One fear among Eurosceptics is that the forthcoming EU referendum will be managed just like the last. David Cameron will go over there, ask for and then win a few small concessions, then come back and tart them up as an amazing deal to trick people into voting to stay in’ is a common refrain.
We should of course be watchful for just such an approach. The existence of Conservatives for Britain, who launched their recruitment drive yesterday, is welcome precisely because it helps to hold the Government’s feet to the fire, demanding that the Prime Minister live up to the original programme he laid out at Bloomberg (and that any deal should rest on the necessary Treaty change).
No-one knows exactly what the Prime Minister currently wants from the renegotiation. The Bloomberg speech went much further than many expected – not least in demanding an end to ever closer union – but since then the stated aims of the renegotiation have shrunk faster than the list of RSVPs for Liz Kendall’s next drinks party.
The Balance of Competences review instantly fumbled the crucial job of laying out the issues at stake. A year on from Bloomberg, Cameron was reduced to talking about changes of policy rather than changing the very nature of the project itself.
The shrinkage didn’t end there. To listen to discussions of the renegotiation over the last few months, you might think the EU issue was all about how much money migrants get in benefits. Fundamental questions of Britain’s place in the world, our right to democratically control our own affairs, the future of our industry, agriculture and fisheries and a host of others have largely vanished.

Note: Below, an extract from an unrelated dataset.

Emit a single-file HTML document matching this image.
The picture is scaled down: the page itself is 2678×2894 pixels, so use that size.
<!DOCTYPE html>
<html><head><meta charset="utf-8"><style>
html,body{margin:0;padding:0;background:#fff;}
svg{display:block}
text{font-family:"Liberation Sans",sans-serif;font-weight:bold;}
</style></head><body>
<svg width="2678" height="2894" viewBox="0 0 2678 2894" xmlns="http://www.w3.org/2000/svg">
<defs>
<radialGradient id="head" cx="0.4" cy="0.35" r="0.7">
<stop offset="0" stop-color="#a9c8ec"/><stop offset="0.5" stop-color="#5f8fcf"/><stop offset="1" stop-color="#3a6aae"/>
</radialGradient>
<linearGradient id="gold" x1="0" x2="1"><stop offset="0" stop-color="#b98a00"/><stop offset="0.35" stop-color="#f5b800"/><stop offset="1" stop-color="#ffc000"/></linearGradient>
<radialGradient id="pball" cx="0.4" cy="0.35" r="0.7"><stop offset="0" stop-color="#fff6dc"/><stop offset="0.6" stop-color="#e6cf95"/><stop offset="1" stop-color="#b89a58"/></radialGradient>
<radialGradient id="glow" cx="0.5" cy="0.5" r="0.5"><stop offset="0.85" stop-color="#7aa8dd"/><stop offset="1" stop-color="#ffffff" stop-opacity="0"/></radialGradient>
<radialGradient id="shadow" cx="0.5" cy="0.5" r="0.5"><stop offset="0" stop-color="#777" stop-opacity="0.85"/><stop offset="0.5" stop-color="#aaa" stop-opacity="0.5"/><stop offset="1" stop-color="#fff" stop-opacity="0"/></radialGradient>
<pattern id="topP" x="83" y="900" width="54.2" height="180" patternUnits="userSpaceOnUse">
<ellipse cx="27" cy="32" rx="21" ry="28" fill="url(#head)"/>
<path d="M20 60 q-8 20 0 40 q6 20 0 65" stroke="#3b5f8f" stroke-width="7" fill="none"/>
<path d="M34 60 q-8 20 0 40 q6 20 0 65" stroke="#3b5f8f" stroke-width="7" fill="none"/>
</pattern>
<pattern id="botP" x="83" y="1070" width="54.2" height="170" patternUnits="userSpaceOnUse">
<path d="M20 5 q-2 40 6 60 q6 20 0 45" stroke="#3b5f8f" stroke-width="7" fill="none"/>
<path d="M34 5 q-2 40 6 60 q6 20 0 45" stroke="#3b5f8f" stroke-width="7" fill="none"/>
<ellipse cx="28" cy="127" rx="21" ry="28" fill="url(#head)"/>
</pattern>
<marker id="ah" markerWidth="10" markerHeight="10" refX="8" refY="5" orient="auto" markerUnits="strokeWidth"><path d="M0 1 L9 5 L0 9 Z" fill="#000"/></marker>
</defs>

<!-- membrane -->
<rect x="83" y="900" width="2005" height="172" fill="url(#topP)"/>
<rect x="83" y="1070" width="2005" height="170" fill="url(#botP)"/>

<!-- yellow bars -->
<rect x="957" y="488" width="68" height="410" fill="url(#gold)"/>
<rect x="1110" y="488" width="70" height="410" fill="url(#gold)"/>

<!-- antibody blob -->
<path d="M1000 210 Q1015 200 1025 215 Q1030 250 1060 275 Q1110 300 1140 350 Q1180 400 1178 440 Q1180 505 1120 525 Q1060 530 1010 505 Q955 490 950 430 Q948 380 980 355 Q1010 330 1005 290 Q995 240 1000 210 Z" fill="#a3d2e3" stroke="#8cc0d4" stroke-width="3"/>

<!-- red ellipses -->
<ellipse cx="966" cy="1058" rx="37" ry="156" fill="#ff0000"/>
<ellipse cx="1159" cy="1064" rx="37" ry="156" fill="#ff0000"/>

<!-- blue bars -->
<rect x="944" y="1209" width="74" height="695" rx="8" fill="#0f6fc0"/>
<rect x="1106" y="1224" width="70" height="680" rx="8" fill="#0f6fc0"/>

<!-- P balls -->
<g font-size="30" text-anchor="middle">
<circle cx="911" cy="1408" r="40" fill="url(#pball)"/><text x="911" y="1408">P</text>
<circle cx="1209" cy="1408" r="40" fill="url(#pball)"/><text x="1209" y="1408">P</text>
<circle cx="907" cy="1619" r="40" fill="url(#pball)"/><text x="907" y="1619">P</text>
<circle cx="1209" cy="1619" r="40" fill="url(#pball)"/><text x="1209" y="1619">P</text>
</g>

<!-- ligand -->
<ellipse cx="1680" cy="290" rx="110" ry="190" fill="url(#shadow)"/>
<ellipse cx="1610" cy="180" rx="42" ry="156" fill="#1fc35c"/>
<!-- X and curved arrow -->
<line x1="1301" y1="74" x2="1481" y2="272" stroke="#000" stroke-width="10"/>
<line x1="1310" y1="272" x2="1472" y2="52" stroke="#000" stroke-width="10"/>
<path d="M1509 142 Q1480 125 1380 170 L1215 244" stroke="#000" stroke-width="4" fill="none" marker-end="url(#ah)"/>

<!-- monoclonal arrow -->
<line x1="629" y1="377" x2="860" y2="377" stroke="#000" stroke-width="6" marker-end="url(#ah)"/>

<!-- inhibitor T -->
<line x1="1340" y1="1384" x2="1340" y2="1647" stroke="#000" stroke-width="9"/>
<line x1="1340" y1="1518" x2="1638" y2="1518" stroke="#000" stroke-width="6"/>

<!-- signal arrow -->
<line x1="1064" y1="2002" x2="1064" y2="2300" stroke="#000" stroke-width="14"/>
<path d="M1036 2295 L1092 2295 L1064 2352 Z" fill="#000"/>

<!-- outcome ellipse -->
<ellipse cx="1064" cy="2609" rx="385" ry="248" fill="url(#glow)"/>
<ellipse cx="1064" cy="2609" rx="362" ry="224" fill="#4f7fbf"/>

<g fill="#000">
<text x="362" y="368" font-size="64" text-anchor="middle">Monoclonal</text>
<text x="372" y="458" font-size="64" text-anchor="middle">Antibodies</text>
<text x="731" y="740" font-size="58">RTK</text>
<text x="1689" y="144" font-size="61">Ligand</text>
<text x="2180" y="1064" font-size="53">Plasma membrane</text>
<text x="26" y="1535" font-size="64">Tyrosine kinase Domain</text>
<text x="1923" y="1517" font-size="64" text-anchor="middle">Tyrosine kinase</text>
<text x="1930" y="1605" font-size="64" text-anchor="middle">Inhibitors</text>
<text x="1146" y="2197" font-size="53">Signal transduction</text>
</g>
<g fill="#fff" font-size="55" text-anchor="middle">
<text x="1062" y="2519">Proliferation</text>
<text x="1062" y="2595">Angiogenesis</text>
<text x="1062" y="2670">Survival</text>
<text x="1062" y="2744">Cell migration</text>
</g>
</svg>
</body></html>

While the words “migrants” and “welfare” didn’t appear at all in the Bloomberg speech, now they seem to be just about the only words Downing Street lists under “renegotiation aims”.
That is clearly insufficient. Whatever the British people and the Conservative grassroots might want from this EU renegotiation, they definitely want more than the Government seems to be asking.
On that basis, one can see why some are getting twitchy about a repeat of the small concessions/big boasts tactic deployed in 1975. There is at least one major reason why such a cunning trick could prove hard to pull off, though – the Prime Minister seems to be struggling to secure the small concessions bit.
The Government’s legal advisers have reportedly informed Downing Street that attempting to ban EU migrants from accessing various forms of welfare for four years would be discriminatory and therefore illegal under EU law. The only way Ministers could protect British people from funding such benefits would be to, er, also remove them from British people for the first four years of adulthood.
This is, of course, simply another symptom of the fundamentally flawed nature of the European project. Its very purpose and nature is to be anti-democratic, meddlesome and overbearing – which is why they are the only terms on which it can be judged to be very effective indeed at fulfilling its mission. To eurosceptics, the story is an apt demonstration of precisely why the EU is unacceptable in its current form and unlikely to agree to any kind of serious change.
To the Prime Minister, however, this is a further blow. If his demands have shrunk this far but are still hitting obstacles, how much further can they shrink while still existing? While it would be a difficult job to dress up an unsatisfactory deal as a great triumph, it would be impossible to perform the same feat by dressing up nothing at all.